Precautions for Outdoor Pets

  • Remember that staying warm requires extra calories. Outdoor animals typically need more calories in the winter, so feed them accordingly when the temperature drops. Talk to your veterinarian for advice on proper diet.
  • Watch your pet’s outside fresh-water bowl. If it is not heated, you may need to refresh it more often as it could freeze in cold weather.
  • Salt and de-icers: Many pets like to go outside to romp and stomp in the snow, but people use powerful salt and chemicals on their sidewalks to combat ice buildup. Thoroughly clean your pets’ paws, legs and abdomen after they have been outside, to prevent ingestion of toxic substances and to prevent their pads from becoming dry and irritated. Signs of toxic ingestion include excessive drooling, vomiting and depression.

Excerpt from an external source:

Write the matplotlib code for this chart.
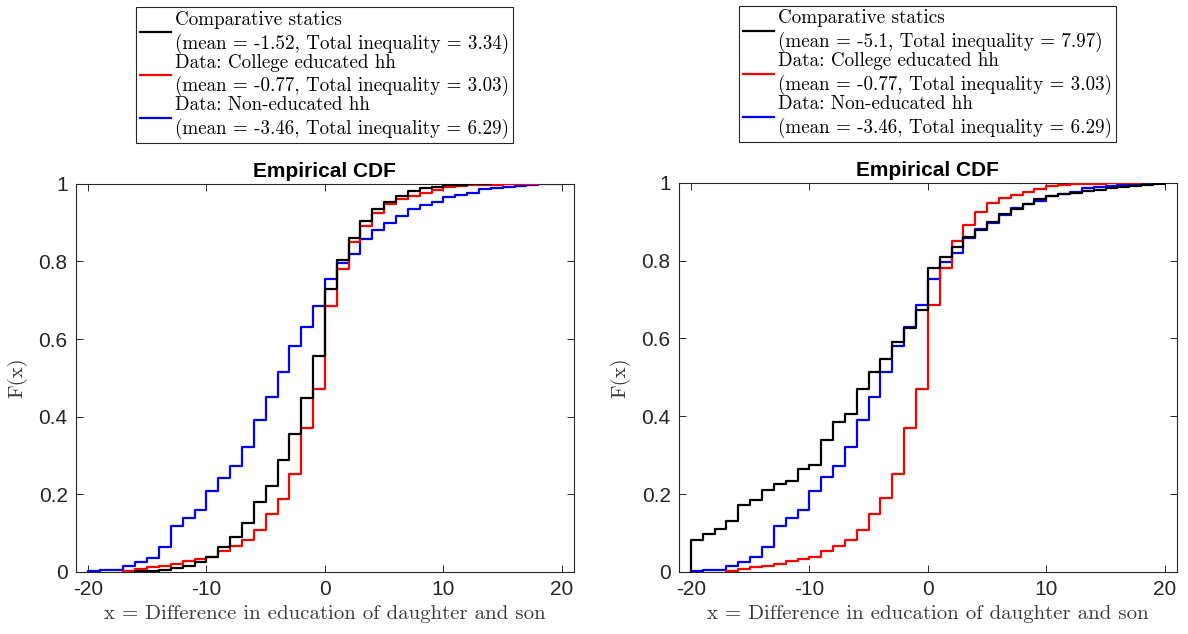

  • Ice and snow: When you let your pets in from a walk or a romp outside, make sure to wipe their paws and undersides — get those ice balls off as soon as possible, as they can cause frostbite. After being outside, check your pets’ paws, ears and tail for frostbite. Frostbitten skin usually appears pale or gray and can be treated by wrapping the area in a dry towel to gradually warm the area. Check with your veterinarian if you suspect frostbite.

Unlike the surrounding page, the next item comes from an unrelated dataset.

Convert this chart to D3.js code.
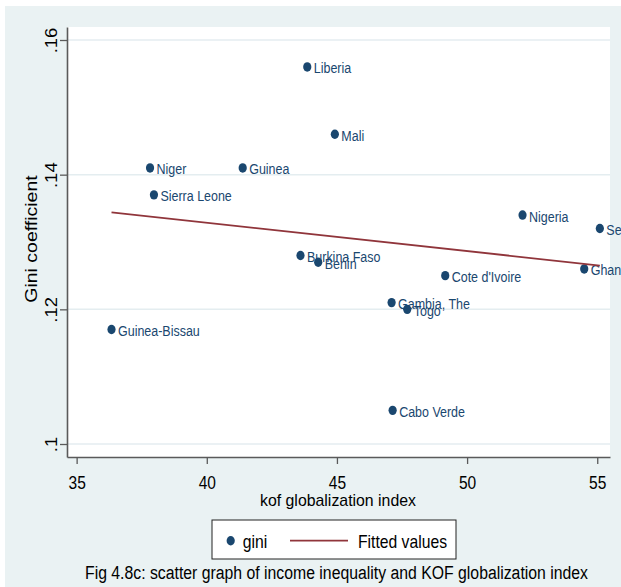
<!DOCTYPE html>
<html>
<head>
<meta charset="utf-8">
<script src="https://cdn.jsdelivr.net/npm/d3@7"></script>
<style>
  body { margin: 0; background: #fff; }
  svg { display: block; font-family: 'Liberation Sans', Arial, sans-serif; }
</style>
</head>
<body>
<div id="graph"></div>
<script>
// Countries, KOF globalization index (x) and Gini coefficient (y)
const countries = ['Liberia', 'Mali', 'Niger', 'Guinea', 'Sierra Leone', 'Nigeria', 'Senegal', 'Ghana',
  'Burkina Faso', 'Benin', "Cote d'Ivoire", 'Gambia, The', 'Togo', 'Cabo Verde', 'Guinea-Bissau'];
const kof = [43.86, 44.92, 37.82, 41.38, 37.97, 52.13, 55.10, 54.50, 43.60, 44.28, 49.16, 47.10, 47.70, 47.14, 36.34];
const gini = [0.156, 0.146, 0.141, 0.141, 0.137, 0.134, 0.132, 0.126, 0.128, 0.127, 0.125, 0.121, 0.120, 0.105, 0.117];

// Fitted values (end points of the line)
const fitKof = [36.34, 55.10];
const fitGini = [0.1344, 0.1265];

// Ticks
const xTicks = [35, 40, 45, 50, 55];
const yTicks = [0.10, 0.12, 0.14, 0.16];
const yTickLabels = ['.1', '.12', '.14', '.16'];

const navy = '#1a476f';
const maroon = '#90353b';

drawChart();

function drawChart() {
  const width = 621;
  const height = 587;
  const plot = {left: 67, right: 610, top: 27, bottom: 457};

  const svg = d3.select('#graph')
      .append('svg')
      .attr('width', width)
      .attr('height', height);

  // graph region
  svg.append('rect')
      .attr('x', 5).attr('y', 6)
      .attr('width', width - 5).attr('height', height - 6)
      .attr('fill', '#eaf2f3');

  // plot region
  svg.append('rect')
      .attr('x', plot.left).attr('y', plot.top)
      .attr('width', plot.right - plot.left).attr('height', plot.bottom - plot.top)
      .attr('fill', '#fff');

  const x = d3.scaleLinear().domain([34.63, 55.49]).range([plot.left, plot.right]);
  const y = d3.scaleLinear().domain([0.09807, 0.16193]).range([plot.bottom, plot.top]);

  // grid lines
  svg.append('g').selectAll('line')
      .data(yTicks)
      .enter()
      .append('line')
      .attr('x1', plot.left).attr('x2', plot.right)
      .attr('y1', d => y(d)).attr('y2', d => y(d))
      .attr('stroke', '#e4edf0')
      .attr('stroke-width', 1.5);

  // y axis
  const yAxis = svg.append('g')
      .attr('transform', `translate(${plot.left},0)`)
      .call(d3.axisLeft(y).tickValues(yTicks).tickSize(7).tickSizeOuter(0)
          .tickFormat((d, i) => yTickLabels[i]));
  yAxis.selectAll('text')
      .attr('x', null).attr('dy', null)
      .attr('text-anchor', 'middle')
      .attr('transform', 'translate(-10,0) scale(0.85,1) rotate(-90)')
      .attr('font-size', 18.5)
      .attr('fill', '#000');

  // x axis
  const xAxis = svg.append('g')
      .attr('transform', `translate(0,${plot.bottom})`)
      .call(d3.axisBottom(x).tickValues(xTicks).tickSize(7).tickSizeOuter(0));
  xAxis.selectAll('text')
      .attr('y', null).attr('dy', null)
      .attr('transform', 'translate(0,32) scale(0.84,1)')
      .attr('font-size', 18.5)
      .attr('fill', '#000');

  svg.selectAll('.domain')
      .attr('stroke', '#5a5a5a')
      .attr('stroke-width', 1.6);
  svg.selectAll('.tick line')
      .attr('stroke', '#5a5a5a')
      .attr('stroke-width', 1.3);

  // axis titles
  svg.append('text')
      .attr('transform', 'translate(37,239) scale(0.85,1) rotate(-90)')
      .attr('text-anchor', 'middle')
      .attr('font-size', 19.5)
      .text('Gini coefficient');

  svg.append('text')
      .attr('x', 338).attr('y', 506)
      .attr('text-anchor', 'middle')
      .attr('font-size', 17)
      .attr('textLength', 156)
      .attr('lengthAdjust', 'spacingAndGlyphs')
      .text('kof globalization index');

  // scatter points
  const points = svg.append('g');
  points.selectAll('ellipse')
      .data(countries)
      .enter()
      .append('ellipse')
      .attr('cx', (d, i) => x(kof[i]))
      .attr('cy', (d, i) => y(gini[i]))
      .attr('rx', 4.1)
      .attr('ry', 4.7)
      .attr('fill', navy);

  // marker labels
  points.selectAll('text')
      .data(countries)
      .enter()
      .append('text')
      .attr('transform', (d, i) => `translate(${x(kof[i]) + 6.5},${y(gini[i]) + 6.5}) scale(0.81,1)`)
      .attr('font-size', 15.4)
      .attr('fill', navy)
      .text(d => d);

  // fitted values
  svg.append('line')
      .attr('x1', x(fitKof[0])).attr('y1', y(fitGini[0]))
      .attr('x2', x(fitKof[1])).attr('y2', y(fitGini[1]))
      .attr('stroke', maroon)
      .attr('stroke-width', 1.8);

  // legend
  const legend = svg.append('g');
  legend.append('rect')
      .attr('x', 212).attr('y', 520)
      .attr('width', 244).attr('height', 39)
      .attr('fill', '#fff')
      .attr('stroke', '#222')
      .attr('stroke-width', 1);
  legend.append('ellipse')
      .attr('cx', 230.7).attr('cy', 540.7)
      .attr('rx', 4.1).attr('ry', 4.7)
      .attr('fill', navy);
  legend.append('text')
      .attr('transform', 'translate(242.7,548) scale(0.83,1)')
      .attr('font-size', 19)
      .text('gini');
  legend.append('line')
      .attr('x1', 290).attr('x2', 348)
      .attr('y1', 540.7).attr('y2', 540.7)
      .attr('stroke', maroon)
      .attr('stroke-width', 1.8);
  legend.append('text')
      .attr('x', 358).attr('y', 548)
      .attr('font-size', 19)
      .attr('textLength', 89)
      .attr('lengthAdjust', 'spacingAndGlyphs')
      .text('Fitted values');

  // caption
  svg.append('text')
      .attr('x', 85).attr('y', 578.5)
      .attr('font-size', 18)
      .attr('textLength', 503)
      .attr('lengthAdjust', 'spacingAndGlyphs')
      .text('Fig 4.8c: scatter graph of income inequality and KOF globalization index');
}
</script>
</body>
</html>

  • Use nontoxic antifreeze. Antifreeze is great-tasting to pets, but even a very small amount ingested can be deadly. Look for “safe” nontoxic antifreeze, consider using products that contain propylene glycol rather than ethylene glycol, and make sure all spills are cleaned up immediately and thoroughly. Contact your veterinarian immediately if you suspect your pets have ingested any antifreeze!